++++ Data segment

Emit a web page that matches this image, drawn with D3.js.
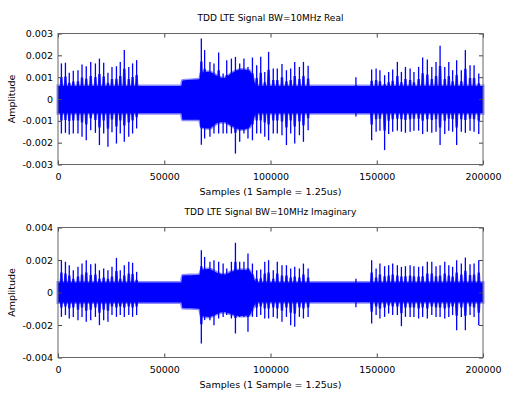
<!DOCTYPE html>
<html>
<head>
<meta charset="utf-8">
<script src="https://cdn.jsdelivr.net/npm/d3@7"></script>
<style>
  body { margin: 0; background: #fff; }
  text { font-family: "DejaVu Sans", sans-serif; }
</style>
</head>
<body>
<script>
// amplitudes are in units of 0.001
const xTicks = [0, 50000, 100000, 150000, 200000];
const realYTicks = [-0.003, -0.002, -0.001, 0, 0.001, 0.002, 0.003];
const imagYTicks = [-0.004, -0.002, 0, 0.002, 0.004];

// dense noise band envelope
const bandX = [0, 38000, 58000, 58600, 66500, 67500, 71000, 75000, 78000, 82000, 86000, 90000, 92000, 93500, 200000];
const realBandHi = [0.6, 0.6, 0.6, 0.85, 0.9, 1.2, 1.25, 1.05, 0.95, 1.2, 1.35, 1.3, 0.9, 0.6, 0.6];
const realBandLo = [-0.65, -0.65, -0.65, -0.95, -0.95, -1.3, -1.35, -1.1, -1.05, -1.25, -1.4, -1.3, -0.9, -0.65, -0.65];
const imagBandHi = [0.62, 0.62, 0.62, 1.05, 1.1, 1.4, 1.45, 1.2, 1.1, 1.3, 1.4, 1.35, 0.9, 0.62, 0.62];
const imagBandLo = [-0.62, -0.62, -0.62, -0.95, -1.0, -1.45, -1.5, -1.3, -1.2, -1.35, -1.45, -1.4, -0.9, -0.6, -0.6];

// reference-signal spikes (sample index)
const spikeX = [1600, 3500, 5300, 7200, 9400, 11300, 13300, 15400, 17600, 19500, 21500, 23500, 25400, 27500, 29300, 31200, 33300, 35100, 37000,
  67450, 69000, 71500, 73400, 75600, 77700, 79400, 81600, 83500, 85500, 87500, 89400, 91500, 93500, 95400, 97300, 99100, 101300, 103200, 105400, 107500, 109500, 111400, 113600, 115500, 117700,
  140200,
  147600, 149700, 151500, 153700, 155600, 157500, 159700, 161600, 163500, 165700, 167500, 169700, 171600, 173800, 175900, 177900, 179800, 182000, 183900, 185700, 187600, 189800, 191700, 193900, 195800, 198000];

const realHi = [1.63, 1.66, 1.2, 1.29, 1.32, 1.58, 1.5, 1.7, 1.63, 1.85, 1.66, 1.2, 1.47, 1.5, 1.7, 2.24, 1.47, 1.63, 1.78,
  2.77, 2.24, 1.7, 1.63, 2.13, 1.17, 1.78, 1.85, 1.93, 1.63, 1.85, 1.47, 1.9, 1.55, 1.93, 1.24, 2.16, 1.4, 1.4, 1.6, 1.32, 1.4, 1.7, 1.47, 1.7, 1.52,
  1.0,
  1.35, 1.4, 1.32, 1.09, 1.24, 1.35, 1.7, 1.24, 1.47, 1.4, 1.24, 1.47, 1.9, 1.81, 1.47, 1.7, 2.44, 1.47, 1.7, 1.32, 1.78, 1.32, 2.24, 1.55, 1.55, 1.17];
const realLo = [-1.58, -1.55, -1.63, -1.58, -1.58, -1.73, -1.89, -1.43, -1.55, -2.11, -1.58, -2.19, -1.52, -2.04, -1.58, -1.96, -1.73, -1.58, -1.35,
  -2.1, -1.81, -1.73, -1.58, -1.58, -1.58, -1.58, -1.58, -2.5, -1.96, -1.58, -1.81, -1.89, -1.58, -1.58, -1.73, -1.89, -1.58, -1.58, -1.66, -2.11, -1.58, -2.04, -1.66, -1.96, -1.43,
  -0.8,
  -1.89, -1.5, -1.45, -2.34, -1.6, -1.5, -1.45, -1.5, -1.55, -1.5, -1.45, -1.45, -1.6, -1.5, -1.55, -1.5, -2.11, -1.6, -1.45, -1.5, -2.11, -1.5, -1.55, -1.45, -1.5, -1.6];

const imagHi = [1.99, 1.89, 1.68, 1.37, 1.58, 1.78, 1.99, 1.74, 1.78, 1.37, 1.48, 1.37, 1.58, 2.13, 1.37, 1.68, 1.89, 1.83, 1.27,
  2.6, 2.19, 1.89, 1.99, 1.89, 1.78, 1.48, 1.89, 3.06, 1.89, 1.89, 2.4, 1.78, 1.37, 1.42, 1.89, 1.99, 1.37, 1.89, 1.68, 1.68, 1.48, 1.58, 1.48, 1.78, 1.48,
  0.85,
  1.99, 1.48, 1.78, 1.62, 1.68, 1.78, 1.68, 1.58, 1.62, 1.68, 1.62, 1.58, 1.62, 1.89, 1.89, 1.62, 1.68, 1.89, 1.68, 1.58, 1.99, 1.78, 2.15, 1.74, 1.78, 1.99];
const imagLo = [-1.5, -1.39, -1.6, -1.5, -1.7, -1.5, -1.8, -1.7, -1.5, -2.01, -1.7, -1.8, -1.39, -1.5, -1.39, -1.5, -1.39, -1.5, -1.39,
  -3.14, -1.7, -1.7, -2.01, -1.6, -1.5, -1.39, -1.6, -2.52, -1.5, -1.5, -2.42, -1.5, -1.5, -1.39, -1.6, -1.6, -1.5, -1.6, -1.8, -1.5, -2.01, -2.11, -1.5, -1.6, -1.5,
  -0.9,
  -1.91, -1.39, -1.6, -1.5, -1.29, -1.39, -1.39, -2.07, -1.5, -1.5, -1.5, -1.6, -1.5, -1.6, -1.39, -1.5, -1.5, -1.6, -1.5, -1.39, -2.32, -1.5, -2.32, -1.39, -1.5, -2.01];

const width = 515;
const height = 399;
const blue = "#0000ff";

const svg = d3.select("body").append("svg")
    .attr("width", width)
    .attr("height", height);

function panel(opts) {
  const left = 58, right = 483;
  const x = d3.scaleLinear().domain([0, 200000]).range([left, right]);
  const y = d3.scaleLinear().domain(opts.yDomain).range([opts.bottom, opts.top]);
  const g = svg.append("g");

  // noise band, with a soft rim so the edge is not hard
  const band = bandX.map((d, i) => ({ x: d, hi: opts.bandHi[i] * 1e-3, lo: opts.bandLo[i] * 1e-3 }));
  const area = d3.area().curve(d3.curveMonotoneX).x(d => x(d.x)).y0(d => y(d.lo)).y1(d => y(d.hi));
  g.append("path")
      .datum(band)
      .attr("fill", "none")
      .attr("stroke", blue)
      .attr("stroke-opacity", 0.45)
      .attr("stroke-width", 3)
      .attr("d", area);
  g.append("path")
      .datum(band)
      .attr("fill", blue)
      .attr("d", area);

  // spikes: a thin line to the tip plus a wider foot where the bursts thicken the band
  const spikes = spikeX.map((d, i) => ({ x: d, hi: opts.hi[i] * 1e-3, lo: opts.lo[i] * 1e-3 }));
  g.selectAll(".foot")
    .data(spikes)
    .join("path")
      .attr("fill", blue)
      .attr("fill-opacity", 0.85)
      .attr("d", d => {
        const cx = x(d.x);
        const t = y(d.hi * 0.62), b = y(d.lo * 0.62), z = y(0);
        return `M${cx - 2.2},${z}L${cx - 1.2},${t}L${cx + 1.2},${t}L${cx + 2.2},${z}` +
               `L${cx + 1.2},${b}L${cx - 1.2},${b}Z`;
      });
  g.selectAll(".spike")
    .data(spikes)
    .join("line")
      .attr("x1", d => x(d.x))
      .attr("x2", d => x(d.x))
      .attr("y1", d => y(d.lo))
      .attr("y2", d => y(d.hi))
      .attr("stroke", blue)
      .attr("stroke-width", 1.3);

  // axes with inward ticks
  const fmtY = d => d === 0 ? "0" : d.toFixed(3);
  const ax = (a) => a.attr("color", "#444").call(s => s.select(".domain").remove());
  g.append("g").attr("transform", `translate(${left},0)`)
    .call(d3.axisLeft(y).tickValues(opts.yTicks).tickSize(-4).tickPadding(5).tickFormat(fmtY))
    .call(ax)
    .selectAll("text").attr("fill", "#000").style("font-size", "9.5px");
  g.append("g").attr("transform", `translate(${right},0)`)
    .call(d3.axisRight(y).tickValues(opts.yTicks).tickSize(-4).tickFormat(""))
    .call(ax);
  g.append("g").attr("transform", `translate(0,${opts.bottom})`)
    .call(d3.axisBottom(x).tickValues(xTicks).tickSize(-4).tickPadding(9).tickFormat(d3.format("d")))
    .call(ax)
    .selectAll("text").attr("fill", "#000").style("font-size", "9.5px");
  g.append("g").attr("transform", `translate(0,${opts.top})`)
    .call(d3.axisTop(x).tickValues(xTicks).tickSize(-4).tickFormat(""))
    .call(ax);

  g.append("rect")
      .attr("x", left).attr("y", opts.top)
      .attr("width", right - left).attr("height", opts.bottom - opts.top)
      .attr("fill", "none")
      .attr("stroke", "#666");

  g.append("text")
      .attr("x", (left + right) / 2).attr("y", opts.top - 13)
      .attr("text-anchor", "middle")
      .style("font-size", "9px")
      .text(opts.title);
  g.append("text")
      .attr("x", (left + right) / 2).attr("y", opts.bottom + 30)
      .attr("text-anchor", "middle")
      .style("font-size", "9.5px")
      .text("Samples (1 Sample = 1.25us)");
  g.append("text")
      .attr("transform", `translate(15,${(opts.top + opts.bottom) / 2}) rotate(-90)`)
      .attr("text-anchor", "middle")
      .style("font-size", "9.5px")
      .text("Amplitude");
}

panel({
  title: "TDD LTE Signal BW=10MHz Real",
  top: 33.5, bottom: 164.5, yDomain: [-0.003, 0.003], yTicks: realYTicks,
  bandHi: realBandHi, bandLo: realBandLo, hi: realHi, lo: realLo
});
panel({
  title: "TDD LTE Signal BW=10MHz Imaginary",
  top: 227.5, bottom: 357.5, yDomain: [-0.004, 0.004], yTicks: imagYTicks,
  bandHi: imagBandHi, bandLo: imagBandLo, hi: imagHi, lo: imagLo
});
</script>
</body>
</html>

++++++++

Repeat only what lies between the start of the data and the end of the line containing "const imagYTicks = [-0.004, -0.002, 0, 0.002, 0.004];", exactly, with pictures left out.

• **Written response**:
Emit a web page that matches this image, drawn with D3.js.
<!DOCTYPE html>
<html>
<head>
<meta charset="utf-8">
<script src="https://cdn.jsdelivr.net/npm/d3@7"></script>
<style>
  body { margin: 0; background: #fff; }
  text { font-family: "DejaVu Sans", sans-serif; }
</style>
</head>
<body>
<script>
// amplitudes are in units of 0.001
const xTicks = [0, 50000, 100000, 150000, 200000];
const realYTicks = [-0.003, -0.002, -0.001, 0, 0.001, 0.002, 0.003];
const imagYTicks = [-0.004, -0.002, 0, 0.002, 0.004];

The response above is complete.